SHORT PROBLEM:
Reproduce exactly, and nothing else, the lines from the one that contains "Emit a web page" through the one that contains "const yTicks = [0, 10, 20, 30];". Leave the pictures out.

GIVEN RECORDS:
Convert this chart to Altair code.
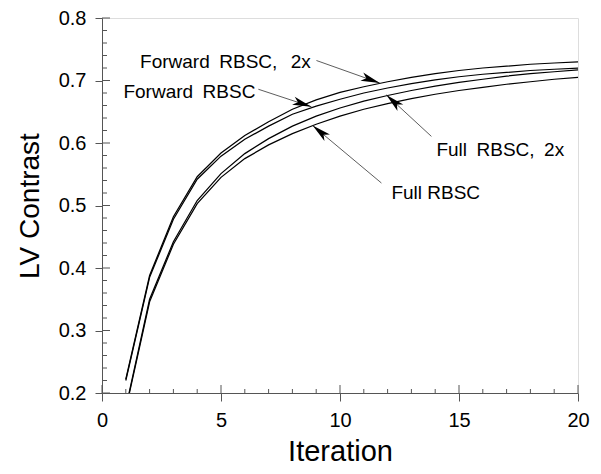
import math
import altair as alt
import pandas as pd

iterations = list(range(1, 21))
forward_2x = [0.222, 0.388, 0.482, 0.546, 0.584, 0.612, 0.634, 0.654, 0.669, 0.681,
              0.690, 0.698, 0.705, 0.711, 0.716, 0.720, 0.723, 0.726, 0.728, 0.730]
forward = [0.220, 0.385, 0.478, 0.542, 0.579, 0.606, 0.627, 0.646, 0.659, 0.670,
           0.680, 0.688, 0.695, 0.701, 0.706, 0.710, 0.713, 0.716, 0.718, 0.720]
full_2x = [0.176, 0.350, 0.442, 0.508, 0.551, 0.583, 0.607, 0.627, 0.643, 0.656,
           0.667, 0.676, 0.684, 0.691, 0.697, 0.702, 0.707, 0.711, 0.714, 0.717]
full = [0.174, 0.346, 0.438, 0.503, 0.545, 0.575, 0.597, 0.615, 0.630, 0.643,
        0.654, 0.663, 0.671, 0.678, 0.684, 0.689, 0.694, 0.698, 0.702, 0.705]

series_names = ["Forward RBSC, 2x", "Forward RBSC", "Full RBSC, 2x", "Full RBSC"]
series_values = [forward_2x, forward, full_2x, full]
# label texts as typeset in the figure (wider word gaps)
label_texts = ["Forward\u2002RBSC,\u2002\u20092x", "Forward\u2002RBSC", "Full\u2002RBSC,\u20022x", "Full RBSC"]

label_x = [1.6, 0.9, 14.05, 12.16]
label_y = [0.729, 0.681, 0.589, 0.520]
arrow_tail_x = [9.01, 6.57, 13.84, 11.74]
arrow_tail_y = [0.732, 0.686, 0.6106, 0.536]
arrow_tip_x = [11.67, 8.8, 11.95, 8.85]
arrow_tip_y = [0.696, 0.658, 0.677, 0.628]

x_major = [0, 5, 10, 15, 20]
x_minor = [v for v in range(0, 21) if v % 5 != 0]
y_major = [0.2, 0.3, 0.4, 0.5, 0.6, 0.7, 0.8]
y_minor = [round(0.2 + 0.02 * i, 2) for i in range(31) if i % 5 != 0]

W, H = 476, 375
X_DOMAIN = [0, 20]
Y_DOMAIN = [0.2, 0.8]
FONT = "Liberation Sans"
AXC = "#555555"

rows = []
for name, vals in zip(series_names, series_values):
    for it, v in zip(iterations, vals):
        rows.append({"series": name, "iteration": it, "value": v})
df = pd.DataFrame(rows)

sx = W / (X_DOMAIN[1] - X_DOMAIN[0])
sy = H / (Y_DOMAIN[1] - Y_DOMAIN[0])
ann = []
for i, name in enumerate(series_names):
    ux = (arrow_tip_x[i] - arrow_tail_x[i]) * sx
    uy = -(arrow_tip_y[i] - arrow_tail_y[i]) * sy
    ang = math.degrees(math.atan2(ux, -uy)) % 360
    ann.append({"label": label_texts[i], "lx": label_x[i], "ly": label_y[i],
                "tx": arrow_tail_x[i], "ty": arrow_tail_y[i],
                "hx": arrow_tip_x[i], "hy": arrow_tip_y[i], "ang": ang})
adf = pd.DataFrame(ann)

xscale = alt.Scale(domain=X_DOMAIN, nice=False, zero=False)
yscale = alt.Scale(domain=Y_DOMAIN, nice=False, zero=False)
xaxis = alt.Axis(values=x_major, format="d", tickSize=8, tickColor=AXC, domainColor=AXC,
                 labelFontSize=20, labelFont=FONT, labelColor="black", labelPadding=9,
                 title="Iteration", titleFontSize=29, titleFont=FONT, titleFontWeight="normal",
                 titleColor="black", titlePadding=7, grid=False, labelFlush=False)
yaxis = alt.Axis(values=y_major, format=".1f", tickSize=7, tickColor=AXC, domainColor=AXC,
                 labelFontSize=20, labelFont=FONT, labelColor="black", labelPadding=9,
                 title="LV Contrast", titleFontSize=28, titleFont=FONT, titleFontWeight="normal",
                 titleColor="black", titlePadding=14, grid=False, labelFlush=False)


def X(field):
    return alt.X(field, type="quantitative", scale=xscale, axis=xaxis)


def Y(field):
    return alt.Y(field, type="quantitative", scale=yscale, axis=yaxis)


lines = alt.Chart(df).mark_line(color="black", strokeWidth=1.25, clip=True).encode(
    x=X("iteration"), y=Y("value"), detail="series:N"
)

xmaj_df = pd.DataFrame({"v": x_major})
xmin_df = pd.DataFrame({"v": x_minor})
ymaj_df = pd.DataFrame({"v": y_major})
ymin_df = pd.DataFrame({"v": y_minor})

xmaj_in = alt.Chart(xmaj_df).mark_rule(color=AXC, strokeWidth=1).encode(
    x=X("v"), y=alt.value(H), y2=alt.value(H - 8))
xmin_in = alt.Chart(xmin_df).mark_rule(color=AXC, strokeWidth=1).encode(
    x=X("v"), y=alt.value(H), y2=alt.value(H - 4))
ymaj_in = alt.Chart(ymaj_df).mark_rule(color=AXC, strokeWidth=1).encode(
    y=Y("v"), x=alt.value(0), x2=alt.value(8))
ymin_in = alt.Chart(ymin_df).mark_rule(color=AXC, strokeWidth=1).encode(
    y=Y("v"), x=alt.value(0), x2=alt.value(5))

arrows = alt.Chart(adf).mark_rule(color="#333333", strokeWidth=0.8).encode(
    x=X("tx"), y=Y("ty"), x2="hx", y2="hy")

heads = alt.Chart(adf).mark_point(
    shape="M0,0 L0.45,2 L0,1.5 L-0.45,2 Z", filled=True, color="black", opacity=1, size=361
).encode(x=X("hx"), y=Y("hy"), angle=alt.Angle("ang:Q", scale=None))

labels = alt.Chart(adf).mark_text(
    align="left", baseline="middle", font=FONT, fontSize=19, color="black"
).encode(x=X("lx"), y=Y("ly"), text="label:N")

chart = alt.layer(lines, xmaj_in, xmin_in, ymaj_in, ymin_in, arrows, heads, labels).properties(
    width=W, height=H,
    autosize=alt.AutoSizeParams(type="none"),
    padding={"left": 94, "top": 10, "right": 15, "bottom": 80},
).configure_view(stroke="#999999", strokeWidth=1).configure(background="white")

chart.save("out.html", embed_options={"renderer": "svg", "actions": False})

* * *

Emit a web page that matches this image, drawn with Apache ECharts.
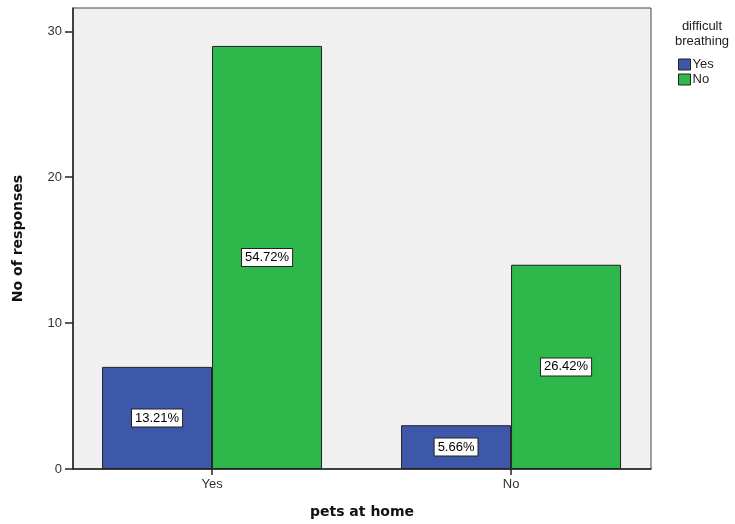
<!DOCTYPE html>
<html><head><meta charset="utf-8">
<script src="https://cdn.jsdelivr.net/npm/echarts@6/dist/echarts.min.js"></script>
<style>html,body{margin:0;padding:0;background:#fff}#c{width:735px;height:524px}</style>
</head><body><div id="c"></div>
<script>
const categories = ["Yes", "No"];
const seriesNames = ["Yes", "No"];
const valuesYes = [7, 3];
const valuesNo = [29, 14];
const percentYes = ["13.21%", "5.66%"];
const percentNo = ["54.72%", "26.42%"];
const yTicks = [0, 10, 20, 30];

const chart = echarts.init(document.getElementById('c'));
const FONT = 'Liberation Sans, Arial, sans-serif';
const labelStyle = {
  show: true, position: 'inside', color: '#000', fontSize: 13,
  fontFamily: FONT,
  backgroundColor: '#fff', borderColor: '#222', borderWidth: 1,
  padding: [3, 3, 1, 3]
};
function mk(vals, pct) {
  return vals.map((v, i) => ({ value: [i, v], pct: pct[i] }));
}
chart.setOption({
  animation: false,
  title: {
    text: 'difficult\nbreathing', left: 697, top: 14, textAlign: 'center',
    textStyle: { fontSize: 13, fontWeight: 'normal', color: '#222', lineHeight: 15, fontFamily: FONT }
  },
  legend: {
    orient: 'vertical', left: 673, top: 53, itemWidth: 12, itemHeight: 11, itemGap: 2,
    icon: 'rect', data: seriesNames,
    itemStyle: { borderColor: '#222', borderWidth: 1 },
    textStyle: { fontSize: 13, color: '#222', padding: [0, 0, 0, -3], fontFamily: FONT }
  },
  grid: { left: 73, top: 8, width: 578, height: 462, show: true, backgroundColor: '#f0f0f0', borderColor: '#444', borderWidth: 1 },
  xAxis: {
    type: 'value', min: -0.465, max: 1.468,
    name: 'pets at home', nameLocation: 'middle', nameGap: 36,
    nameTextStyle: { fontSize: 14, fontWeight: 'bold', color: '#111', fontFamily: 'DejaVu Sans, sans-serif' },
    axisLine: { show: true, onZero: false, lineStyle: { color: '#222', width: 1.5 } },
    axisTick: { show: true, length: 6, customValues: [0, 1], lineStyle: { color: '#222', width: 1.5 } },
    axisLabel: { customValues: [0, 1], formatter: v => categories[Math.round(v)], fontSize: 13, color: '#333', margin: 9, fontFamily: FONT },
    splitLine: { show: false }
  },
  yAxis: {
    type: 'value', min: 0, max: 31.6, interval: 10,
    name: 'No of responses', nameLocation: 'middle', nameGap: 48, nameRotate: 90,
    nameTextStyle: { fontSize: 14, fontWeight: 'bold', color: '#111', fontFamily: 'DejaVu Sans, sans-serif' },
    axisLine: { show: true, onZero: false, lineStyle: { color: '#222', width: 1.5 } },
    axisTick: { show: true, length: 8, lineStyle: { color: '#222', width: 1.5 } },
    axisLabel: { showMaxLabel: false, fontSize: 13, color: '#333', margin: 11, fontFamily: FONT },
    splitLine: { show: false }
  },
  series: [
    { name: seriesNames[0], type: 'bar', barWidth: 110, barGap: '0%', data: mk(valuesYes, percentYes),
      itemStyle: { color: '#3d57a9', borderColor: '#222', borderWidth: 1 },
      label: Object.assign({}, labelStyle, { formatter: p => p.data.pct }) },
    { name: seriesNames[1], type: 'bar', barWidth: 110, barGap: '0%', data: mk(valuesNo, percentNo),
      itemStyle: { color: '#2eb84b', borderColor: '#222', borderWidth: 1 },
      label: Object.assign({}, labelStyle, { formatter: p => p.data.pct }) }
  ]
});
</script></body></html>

RIGHT ANSWER:
Emit a web page that matches this image, drawn with Apache ECharts.
<!DOCTYPE html>
<html><head><meta charset="utf-8">
<script src="https://cdn.jsdelivr.net/npm/echarts@6/dist/echarts.min.js"></script>
<style>html,body{margin:0;padding:0;background:#fff}#c{width:735px;height:524px}</style>
</head><body><div id="c"></div>
<script>
const categories = ["Yes", "No"];
const seriesNames = ["Yes", "No"];
const valuesYes = [7, 3];
const valuesNo = [29, 14];
const percentYes = ["13.21%", "5.66%"];
const percentNo = ["54.72%", "26.42%"];
const yTicks = [0, 10, 20, 30];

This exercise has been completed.